Data for the task =
+--

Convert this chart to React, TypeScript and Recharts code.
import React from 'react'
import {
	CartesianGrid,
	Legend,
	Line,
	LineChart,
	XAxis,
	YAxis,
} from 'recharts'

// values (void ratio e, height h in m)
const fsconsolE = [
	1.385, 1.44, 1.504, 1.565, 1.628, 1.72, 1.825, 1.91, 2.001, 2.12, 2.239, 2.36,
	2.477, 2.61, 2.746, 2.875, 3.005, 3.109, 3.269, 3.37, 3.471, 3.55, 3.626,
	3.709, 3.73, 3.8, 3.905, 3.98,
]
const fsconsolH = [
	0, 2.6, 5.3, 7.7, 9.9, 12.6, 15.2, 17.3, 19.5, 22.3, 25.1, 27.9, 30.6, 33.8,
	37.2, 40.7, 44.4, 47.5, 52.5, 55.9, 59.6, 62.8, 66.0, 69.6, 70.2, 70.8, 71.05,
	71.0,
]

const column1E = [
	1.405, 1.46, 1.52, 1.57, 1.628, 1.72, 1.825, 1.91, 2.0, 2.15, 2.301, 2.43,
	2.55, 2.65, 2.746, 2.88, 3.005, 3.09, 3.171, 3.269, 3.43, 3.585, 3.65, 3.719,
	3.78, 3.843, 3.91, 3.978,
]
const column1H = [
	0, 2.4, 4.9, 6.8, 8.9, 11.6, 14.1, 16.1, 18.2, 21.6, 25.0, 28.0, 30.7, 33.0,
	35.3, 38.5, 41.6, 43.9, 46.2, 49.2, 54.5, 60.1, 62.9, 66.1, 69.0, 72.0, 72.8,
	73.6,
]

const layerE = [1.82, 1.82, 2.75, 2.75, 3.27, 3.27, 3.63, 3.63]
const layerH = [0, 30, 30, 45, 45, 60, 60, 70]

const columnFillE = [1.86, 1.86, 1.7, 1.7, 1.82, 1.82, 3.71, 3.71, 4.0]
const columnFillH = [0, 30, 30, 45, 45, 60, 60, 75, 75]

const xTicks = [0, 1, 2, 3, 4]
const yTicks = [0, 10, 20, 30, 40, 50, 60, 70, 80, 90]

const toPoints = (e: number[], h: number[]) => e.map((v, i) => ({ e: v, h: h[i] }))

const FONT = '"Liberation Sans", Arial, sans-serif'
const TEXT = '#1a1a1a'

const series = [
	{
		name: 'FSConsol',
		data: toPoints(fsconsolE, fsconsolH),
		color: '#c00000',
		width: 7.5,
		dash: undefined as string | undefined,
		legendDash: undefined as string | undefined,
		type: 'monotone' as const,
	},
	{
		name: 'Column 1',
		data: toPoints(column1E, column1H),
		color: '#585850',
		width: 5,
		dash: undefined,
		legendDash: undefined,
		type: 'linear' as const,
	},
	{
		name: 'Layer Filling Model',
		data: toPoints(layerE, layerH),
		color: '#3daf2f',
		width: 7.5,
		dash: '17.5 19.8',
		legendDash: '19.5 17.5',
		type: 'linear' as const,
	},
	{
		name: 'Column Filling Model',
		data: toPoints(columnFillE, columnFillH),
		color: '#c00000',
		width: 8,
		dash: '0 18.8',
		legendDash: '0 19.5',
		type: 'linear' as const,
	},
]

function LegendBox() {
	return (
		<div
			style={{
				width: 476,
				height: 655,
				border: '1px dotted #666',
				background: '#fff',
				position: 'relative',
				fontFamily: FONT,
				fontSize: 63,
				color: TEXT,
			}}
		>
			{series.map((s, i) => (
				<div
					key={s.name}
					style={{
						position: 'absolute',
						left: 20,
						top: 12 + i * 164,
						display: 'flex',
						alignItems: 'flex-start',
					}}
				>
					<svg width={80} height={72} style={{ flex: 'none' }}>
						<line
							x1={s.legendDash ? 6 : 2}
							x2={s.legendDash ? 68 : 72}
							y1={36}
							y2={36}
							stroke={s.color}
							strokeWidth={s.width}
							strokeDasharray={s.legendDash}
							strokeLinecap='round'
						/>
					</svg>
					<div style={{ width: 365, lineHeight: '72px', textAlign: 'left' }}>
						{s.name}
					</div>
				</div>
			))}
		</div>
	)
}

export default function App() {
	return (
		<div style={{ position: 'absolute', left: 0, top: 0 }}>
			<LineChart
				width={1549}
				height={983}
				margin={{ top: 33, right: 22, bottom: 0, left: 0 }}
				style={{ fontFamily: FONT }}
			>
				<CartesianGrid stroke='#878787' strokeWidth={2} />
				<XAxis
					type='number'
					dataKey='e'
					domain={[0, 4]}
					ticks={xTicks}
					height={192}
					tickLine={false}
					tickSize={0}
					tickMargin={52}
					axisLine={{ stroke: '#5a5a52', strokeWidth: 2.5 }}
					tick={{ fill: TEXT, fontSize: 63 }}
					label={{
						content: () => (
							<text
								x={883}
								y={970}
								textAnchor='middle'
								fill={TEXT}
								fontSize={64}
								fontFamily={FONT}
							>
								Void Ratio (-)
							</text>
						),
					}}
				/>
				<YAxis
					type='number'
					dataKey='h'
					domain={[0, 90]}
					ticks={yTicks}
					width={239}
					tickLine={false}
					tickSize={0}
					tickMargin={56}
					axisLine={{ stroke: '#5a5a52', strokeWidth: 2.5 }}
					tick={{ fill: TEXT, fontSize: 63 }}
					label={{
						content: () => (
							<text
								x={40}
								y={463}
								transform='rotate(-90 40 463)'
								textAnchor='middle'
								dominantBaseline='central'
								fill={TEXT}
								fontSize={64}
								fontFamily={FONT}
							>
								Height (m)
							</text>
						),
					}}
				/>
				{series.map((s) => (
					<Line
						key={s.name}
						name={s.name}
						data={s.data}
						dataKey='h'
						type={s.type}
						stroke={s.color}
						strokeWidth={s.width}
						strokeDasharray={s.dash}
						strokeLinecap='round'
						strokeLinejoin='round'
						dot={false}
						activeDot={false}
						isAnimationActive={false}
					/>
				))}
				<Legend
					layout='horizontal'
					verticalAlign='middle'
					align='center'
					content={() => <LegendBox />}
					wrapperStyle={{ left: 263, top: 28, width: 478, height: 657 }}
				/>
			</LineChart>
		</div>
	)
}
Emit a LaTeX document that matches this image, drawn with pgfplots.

+--

Work to do =
Quote the listing word for word from its first line through the line in which "const TEXT = '#1a1a1a'" appears.

Completed task =
Convert this chart to React, TypeScript and Recharts code.
import React from 'react'
import {
	CartesianGrid,
	Legend,
	Line,
	LineChart,
	XAxis,
	YAxis,
} from 'recharts'

// values (void ratio e, height h in m)
const fsconsolE = [
	1.385, 1.44, 1.504, 1.565, 1.628, 1.72, 1.825, 1.91, 2.001, 2.12, 2.239, 2.36,
	2.477, 2.61, 2.746, 2.875, 3.005, 3.109, 3.269, 3.37, 3.471, 3.55, 3.626,
	3.709, 3.73, 3.8, 3.905, 3.98,
]
const fsconsolH = [
	0, 2.6, 5.3, 7.7, 9.9, 12.6, 15.2, 17.3, 19.5, 22.3, 25.1, 27.9, 30.6, 33.8,
	37.2, 40.7, 44.4, 47.5, 52.5, 55.9, 59.6, 62.8, 66.0, 69.6, 70.2, 70.8, 71.05,
	71.0,
]

const column1E = [
	1.405, 1.46, 1.52, 1.57, 1.628, 1.72, 1.825, 1.91, 2.0, 2.15, 2.301, 2.43,
	2.55, 2.65, 2.746, 2.88, 3.005, 3.09, 3.171, 3.269, 3.43, 3.585, 3.65, 3.719,
	3.78, 3.843, 3.91, 3.978,
]
const column1H = [
	0, 2.4, 4.9, 6.8, 8.9, 11.6, 14.1, 16.1, 18.2, 21.6, 25.0, 28.0, 30.7, 33.0,
	35.3, 38.5, 41.6, 43.9, 46.2, 49.2, 54.5, 60.1, 62.9, 66.1, 69.0, 72.0, 72.8,
	73.6,
]

const layerE = [1.82, 1.82, 2.75, 2.75, 3.27, 3.27, 3.63, 3.63]
const layerH = [0, 30, 30, 45, 45, 60, 60, 70]

const columnFillE = [1.86, 1.86, 1.7, 1.7, 1.82, 1.82, 3.71, 3.71, 4.0]
const columnFillH = [0, 30, 30, 45, 45, 60, 60, 75, 75]

const xTicks = [0, 1, 2, 3, 4]
const yTicks = [0, 10, 20, 30, 40, 50, 60, 70, 80, 90]

const toPoints = (e: number[], h: number[]) => e.map((v, i) => ({ e: v, h: h[i] }))

const FONT = '"Liberation Sans", Arial, sans-serif'
const TEXT = '#1a1a1a'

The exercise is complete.